DC assistant police chief says she was once told to ‘have an abortion or be fired’

A Black woman participating in a $100 million class-action lawsuit against the Metropolitan Police Department (MPD) in Washington, D.C., for alleged discrimination and abuse said in an impromptu statement that she was coerced into having an abortion by superiors, and threatened with the loss of her job if she didn’t.

Chanel Dickerson, the assistant chief of the Youth and Family Engagement Bureau, is the highest-ranking Black woman at the MPD. She spoke at a community meeting on Tuesday about her experiences. “When I was 18 years old as a police cadet, I was told I had to have an abortion or be fired from the MPD cadet program,” Dickerson said. “Wow. My choice to have a baby was personal and it should’ve been mine alone and not for an employer ultimatum.”

She continued, noting that other women suffered similarly. “Fast forward from that time, I think about… my female colleagues, when I was promoted to sergeant,” she said. “And it was another sergeant who was promoted with me and she needed a shift that was conducive to taking care of her child as a single mother. Unfortunately, she had to do things no woman should ever have to do to care for her child.”

Since being pressured into an abortion, Dickerson has not had any more children, and explained that her statement about the coerced abortion hadn’t been planned.

READ: Fired for being pregnant, this UK mom now fights against pregnancy discrimination

Ten women are participating in the lawsuit, saying they faced racial and sexual discrimination, “a hostile workplace, and systemic retaliation by management.” While the women have stated that they suffered bullying and discrimination, they also noted that if any of them complained or fought back against the unfair treatment, they were punished. The MPD Equal Employment Office (EEO) allegedly dismissed their concerns when it was brought to their attention.

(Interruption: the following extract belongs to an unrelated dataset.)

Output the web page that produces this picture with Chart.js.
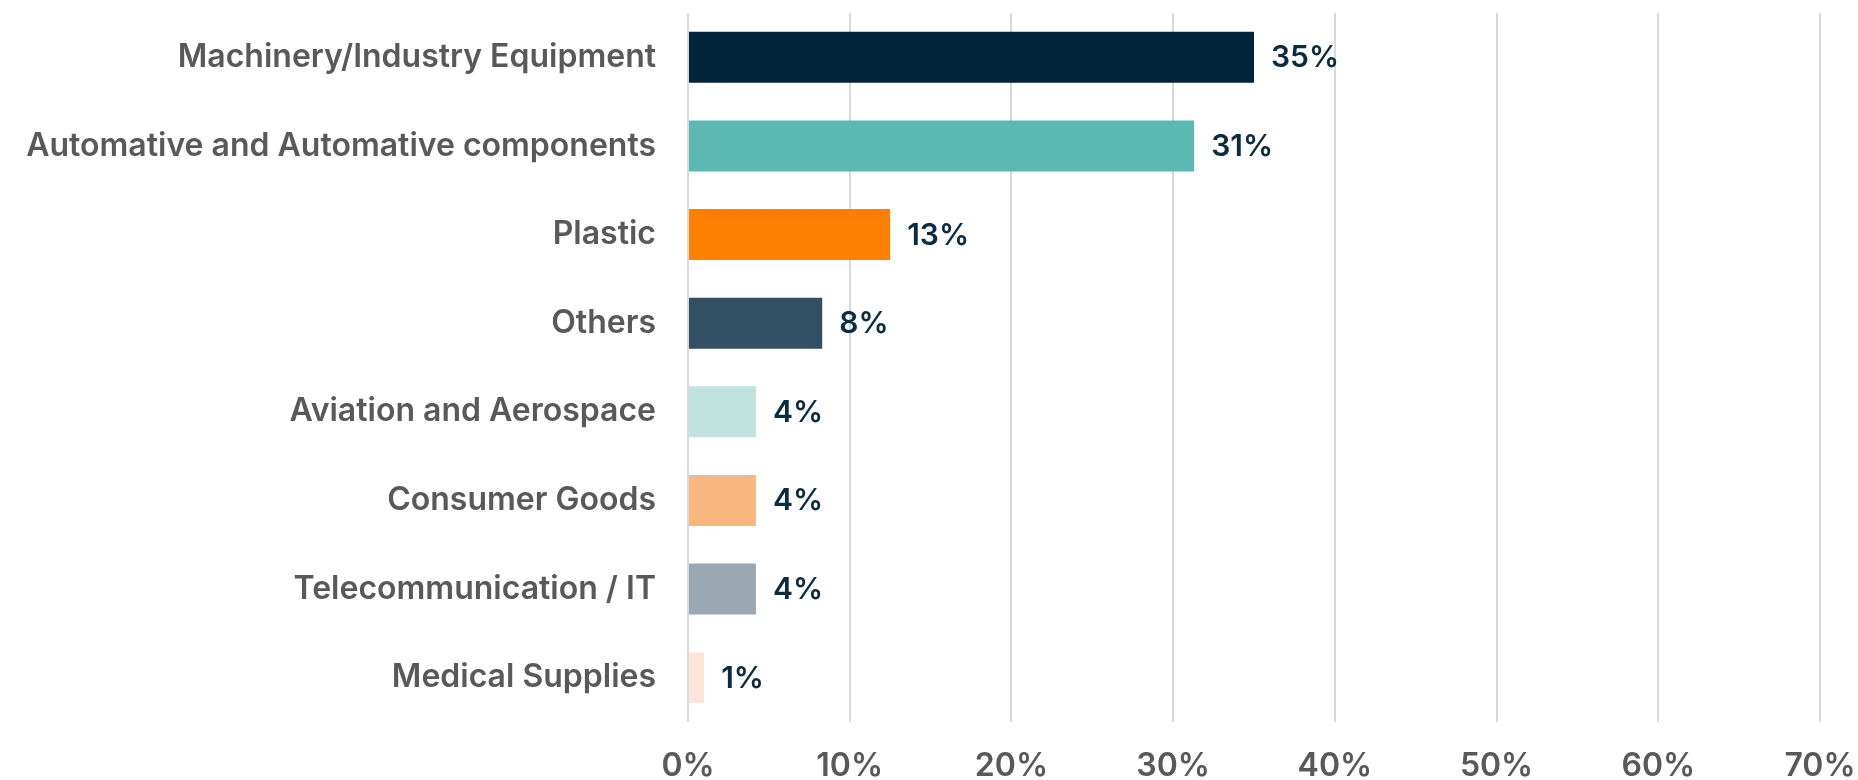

“But the worst of it, we were labeled as troublemakers, angry Black women,” Dickerson previously said, according to WUSA9. “And I’m here to say we are not angry Black women. We are tired women. And no one should have to endure what we did.”

Pregnant women have frequently suffered discrimination in the workplace, despite legal protections. Employers like UPS, Nike, Planned Parenthood, Google, and Walmart have all been accused of pushing women out of their jobs for getting pregnant. Meanwhile, politicians, pharmaceutical companies, car dealerships, and countless other employers have been accused of coercing women into abortions under threat of job loss. Pregnant women in the military have also reported being pressured to have abortions to keep their jobs. Female students at military academies likewise face pressure to abort; choosing to parent results in expulsion.

Because of legal abortion, there is no incentive for employers to accommodate women’s pregnancies. Those accommodations are considered too expensive, or bad for the bottom line — because abortion enables women to keep working without being an “inconvenience” to their managers by carrying a baby or raising a child. This anti-woman status quo will continue until women and their children are seen as important and valuable enough to be taken care of in the workplace.